Welcome back to the last weeks of 2019.  A stressful year to say the least and it appears that the next one will offer no relief or catharsis any time soon.  So here at The Public Records, we’ve decided to try to alleviate some of the tension by taking advantage of the holiday cheer and featuring music that goes out of it’s way to bring people together.

Last week we featured Paul Simon’s Graceland which helped bring the plight of apartheid South Africa into more relatable terms by putting it on everyone’s radio and stereo.  We’ll transition smoothly into our next album of the week with another South African band from the apartheid era that was also involved with Simon on the Graceland sessions.
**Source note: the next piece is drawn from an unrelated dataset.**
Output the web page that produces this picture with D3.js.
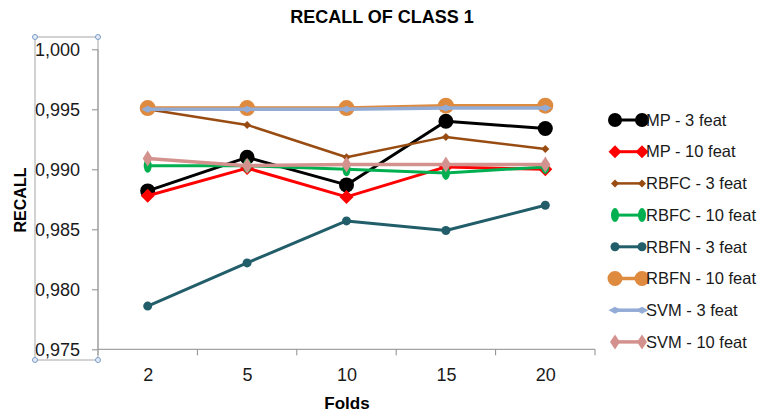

In 1969, a band was formed in South Africa between Sipho Mchunu and Johnny Clegg.  Mchunu, who’s black, and Clegg, white, met during a guitar off and became fast friends; they quickly joined forces and created an underground group – Juluka – meaning sweat (and also the name of a bull owned by Mchunu.  Julukasince it was interracial wasn’t allowed to perform publicly in apartheid South Africa.  However, street performances and speakeasy type clubs were the only places Juluka could perform.  In fact, Clegg was arrested nd beaten several times by police for race mixing and his anti-apartheid lyrics.

After years of building a following through word of mouth, the band finally had enough street credit to garner a single in 1976.  After another three years of gigging, they were able to release their first album.  Two years after that, they released a second album to rave reviews and were able to make an American and European tour.  Juluka performed in traditional Zulu garb and the whole band would perform a traditional war dance on stage.
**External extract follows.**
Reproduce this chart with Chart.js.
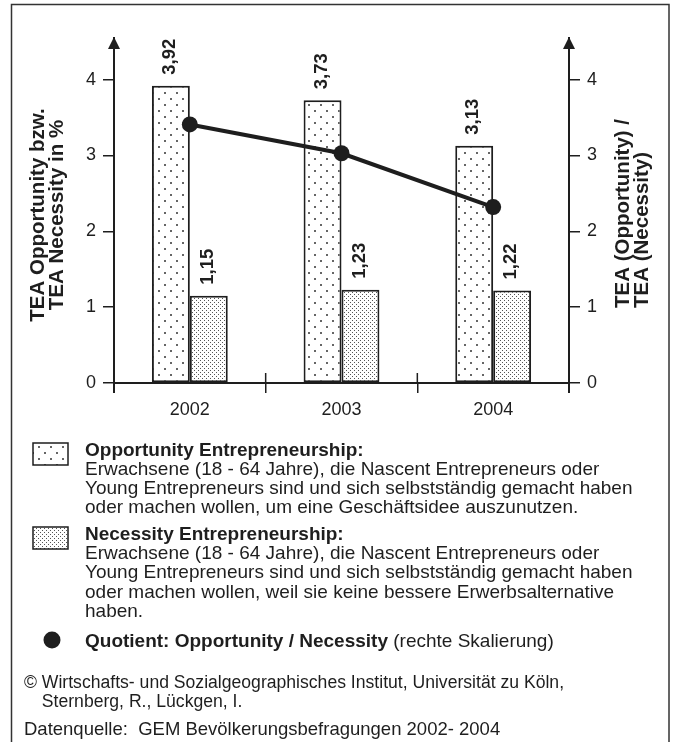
<!DOCTYPE html>
<html>
<head>
<meta charset="utf-8">
<script src="https://cdn.jsdelivr.net/npm/chart.js@4.4.0/dist/chart.umd.min.js"></script>
<style>
  html, body { margin: 0; padding: 0; background: #fff; }
  canvas { display: block; }
</style>
</head>
<body>
<canvas id="chart" width="675" height="742"></canvas>
<script>
// Daten
const years = ['2002', '2003', '2004'];
const opportunity = [3.92, 3.73, 3.13];
const necessity = [1.15, 1.23, 1.22];
const quotient = [3.41, 3.03, 2.32];
const yTicks = [0, 1, 2, 3, 4];

const FONT = "'Liberation Sans', Arial, sans-serif";
const INK = '#1e1e1e';

const leftTitle = ['TEA Opportunity bzw.', 'TEA Necessity in %'];
const rightTitle = ['TEA (Opportunity) /', 'TEA (Necessity)'];

const oppText = [
  'Erwachsene (18 - 64 Jahre), die Nascent Entrepreneurs oder',
  'Young Entrepreneurs sind und sich selbstständig gemacht haben',
  'oder machen wollen, um eine Geschäftsidee auszunutzen.'
];
const necText = [
  'Erwachsene (18 - 64 Jahre), die Nascent Entrepreneurs oder',
  'Young Entrepreneurs sind und sich selbstständig gemacht haben',
  'oder machen wollen, weil sie keine bessere Erwerbsalternative',
  'haben.'
];

const canvas = document.getElementById('chart');
const ctx = canvas.getContext('2d');

// Punktraster für die Balken
function makePattern(size, dots, color, dot) {
  const c = document.createElement('canvas');
  c.width = size;
  c.height = size;
  const g = c.getContext('2d');
  g.fillStyle = '#fff';
  g.fillRect(0, 0, size, size);
  g.fillStyle = color;
  dots.forEach(([px, py]) => g.fillRect(px, py, dot, dot));
  return ctx.createPattern(c, 'repeat');
}
const oppPattern = makePattern(12, [[2, 2], [8, 8]], '#666', 2);
const necPattern = makePattern(4, [[0, 0], [2, 2]], '#555', 1);

const fmt = v => v.toFixed(2).replace('.', ',');

const decor = {
  id: 'decor',
  afterDraw(chart) {
    const { ctx, chartArea: a, scales: { x } } = chart;
    ctx.save();
    ctx.strokeStyle = INK;
    ctx.fillStyle = INK;

    // Rahmen
    ctx.lineWidth = 1.5;
    ctx.strokeStyle = '#333';
    ctx.strokeRect(11.5, 4.5, 657.5, 760);
    ctx.strokeStyle = INK;

    // Pfeile an den Achsen
    [a.left, a.right].forEach(px => {
      ctx.lineWidth = 2;
      ctx.beginPath();
      ctx.moveTo(px, a.top);
      ctx.lineTo(px, a.bottom + 10);
      ctx.stroke();
      ctx.beginPath();
      ctx.moveTo(px, 37);
      ctx.lineTo(px - 6, 49);
      ctx.lineTo(px + 6, 49);
      ctx.closePath();
      ctx.fill();
    });

    // kurze Striche nach oben zwischen den Kategorien
    ctx.lineWidth = 1.5;
    for (let i = 0; i < years.length - 1; i++) {
      const bx = (x.getPixelForValue(i) + x.getPixelForValue(i + 1)) / 2;
      ctx.beginPath();
      ctx.moveTo(bx, a.bottom - 10);
      ctx.lineTo(bx, a.bottom);
      ctx.stroke();
    }

    // Werte über den Balken
    ctx.font = 'bold 18.5px ' + FONT;
    ctx.textAlign = 'left';
    ctx.textBaseline = 'middle';
    chart.data.datasets.forEach((ds, di) => {
      if (ds.type !== 'bar') return;
      chart.getDatasetMeta(di).data.forEach((bar, i) => {
        ctx.save();
        ctx.translate(bar.x - 1, bar.y - 11);
        ctx.rotate(-Math.PI / 2);
        ctx.fillText(fmt(ds.data[i]), 0, 0);
        ctx.restore();
      });
    });

    // Achsentitel
    ctx.font = 'bold 20.5px ' + FONT;
    ctx.save();
    ctx.translate(38, 215);
    ctx.rotate(-Math.PI / 2);
    ctx.textAlign = 'center';
    leftTitle.forEach((t, i) => ctx.fillText(t, 0, i * 19));
    ctx.restore();

    ctx.save();
    ctx.translate(623, 308);
    ctx.rotate(-Math.PI / 2);
    ctx.textAlign = 'left';
    rightTitle.forEach((t, i) => ctx.fillText(t, 0, i * 19));
    ctx.restore();

    // Legende
    ctx.lineWidth = 1.5;
    ctx.fillStyle = oppPattern;
    ctx.fillRect(33, 443, 35, 22);
    ctx.strokeRect(33, 443, 35, 22);
    ctx.fillStyle = necPattern;
    ctx.fillRect(33, 527, 35, 22);
    ctx.strokeRect(33, 527, 35, 22);
    ctx.fillStyle = INK;

    ctx.textBaseline = 'alphabetic';
    const tx = 85;
    ctx.font = 'bold 19px ' + FONT;
    ctx.fillText('Opportunity Entrepreneurship:', tx, 456);
    ctx.font = '19px ' + FONT;
    oppText.forEach((t, i) => ctx.fillText(t, tx, 474.5 + i * 19.2));

    ctx.font = 'bold 19px ' + FONT;
    ctx.fillText('Necessity Entrepreneurship:', tx, 540);
    ctx.font = '19px ' + FONT;
    necText.forEach((t, i) => ctx.fillText(t, tx, 559 + i * 19.3));

    ctx.beginPath();
    ctx.arc(52, 640, 8.5, 0, Math.PI * 2);
    ctx.fill();
    ctx.font = 'bold 19px ' + FONT;
    const q = 'Quotient: Opportunity / Necessity';
    ctx.fillText(q, tx, 647);
    const qw = ctx.measureText(q).width;
    ctx.font = '19px ' + FONT;
    ctx.fillText(' (rechte Skalierung)', tx + qw, 647);

    // Quelle
    ctx.font = '17.6px ' + FONT;
    ctx.fillText('© Wirtschafts- und Sozialgeographisches Institut, Universität zu Köln,', 24, 688);
    const indent = ctx.measureText('© ').width;
    ctx.fillText('Sternberg, R., Lückgen, I.', 24 + indent, 707);
    ctx.font = '18.5px ' + FONT;
    ctx.fillText('Datenquelle:  GEM Bevölkerungsbefragungen 2002- 2004', 24, 734.5);
    ctx.restore();
  }
};

const yAxis = (pos, width) => ({
  position: pos,
  min: 0,
  max: 4.55,
  afterBuildTicks: s => { s.ticks = yTicks.map(v => ({ value: v })); },
  ticks: { padding: 7, color: INK, font: { size: 18, family: FONT } },
  grid: { drawOnChartArea: false, tickLength: 11, color: INK, lineWidth: 1.5 },
  border: { display: true, color: INK, width: 2 },
  afterFit: s => { s.width = width; }
});

new Chart(ctx, {
  type: 'bar',
  data: {
    labels: years,
    datasets: [
      {
        type: 'line',
        label: 'Quotient',
        data: quotient,
        yAxisID: 'y2',
        borderColor: INK,
        borderWidth: 4,
        pointRadius: 8,
        pointBackgroundColor: INK,
        pointBorderWidth: 0,
        tension: 0,
        order: 0
      },
      {
        type: 'bar',
        label: 'Opportunity',
        data: opportunity,
        yAxisID: 'y',
        backgroundColor: oppPattern,
        borderColor: INK,
        borderWidth: 2,
        borderSkipped: false,
        categoryPercentage: 0.5,
        barPercentage: 1,
        order: 1
      },
      {
        type: 'bar',
        label: 'Necessity',
        data: necessity,
        yAxisID: 'y',
        backgroundColor: necPattern,
        borderColor: INK,
        borderWidth: 2,
        borderSkipped: false,
        categoryPercentage: 0.5,
        barPercentage: 1,
        order: 1
      }
    ]
  },
  options: {
    responsive: false,
    animation: false,
    devicePixelRatio: 1,
    layout: { padding: { top: 38, bottom: 319, left: 0, right: 0 } },
    plugins: { legend: { display: false }, tooltip: { enabled: false } },
    scales: {
      x: {
        offset: true,
        grid: { offset: true, drawOnChartArea: false, tickLength: 10, color: INK, lineWidth: 1.5 },
        border: { display: true, color: INK, width: 2 },
        ticks: { padding: 6, color: INK, font: { size: 18, family: FONT } },
        afterFit: s => { s.height = 40; }
      },
      y: yAxis('left', 114),
      y2: yAxis('right', 106)
    }
  },
  plugins: [decor]
});
</script>
</body>
</html>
Despite this success, Juluka was banned from the government approved black radio station Radio Bantu because apparently Clegg was seen as ‘offensive’ to Zulu and at that time the contemporary black culture (seems oddly similar to some ideologies today).  They were also initially banned by the South African Musician’s union, but in the mid 80s this ban was lifted and they were able to collect their fees.
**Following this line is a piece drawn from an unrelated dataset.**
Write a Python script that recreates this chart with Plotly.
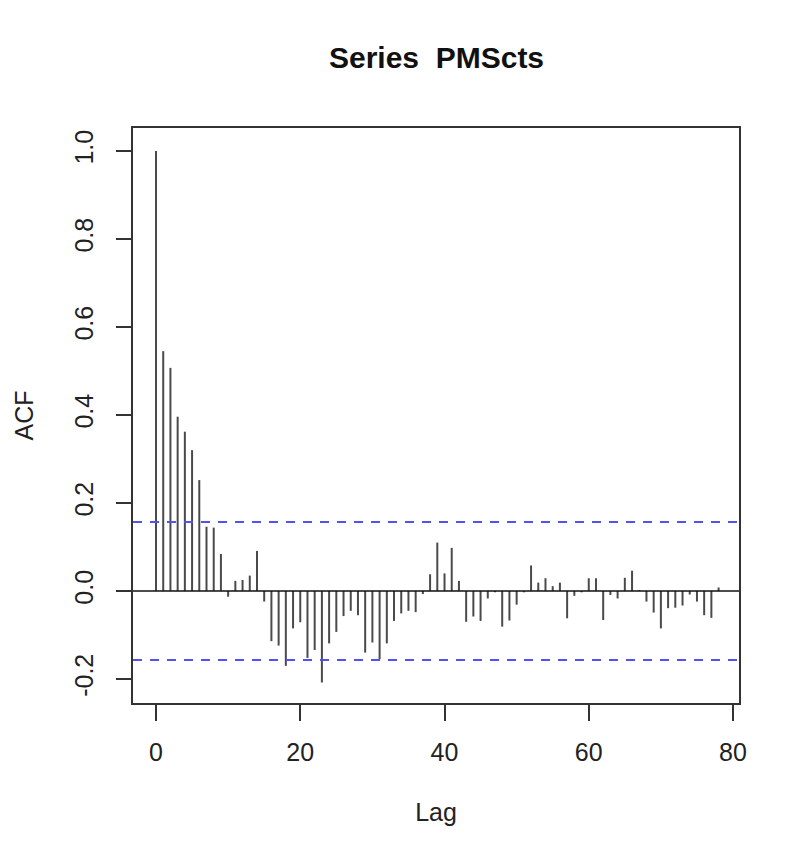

Juluka broke up in 1985 when Siphp Mchunu left the music scene to return to his family’s farm in order to take care of them and it.  Johnny Clegg formed another group Savuka; however, the two reunited in the late 1990s to record one final album.

Our album of the week, Juluka‘s Stand Your Ground (Warner Bros., 1984) is basically an international release of their 1983 album Work for All but with four new original songs distributed specifically for the European and North American audiences.

Enjoy it and in the spirit of coming together enjoy this album with whatever you want.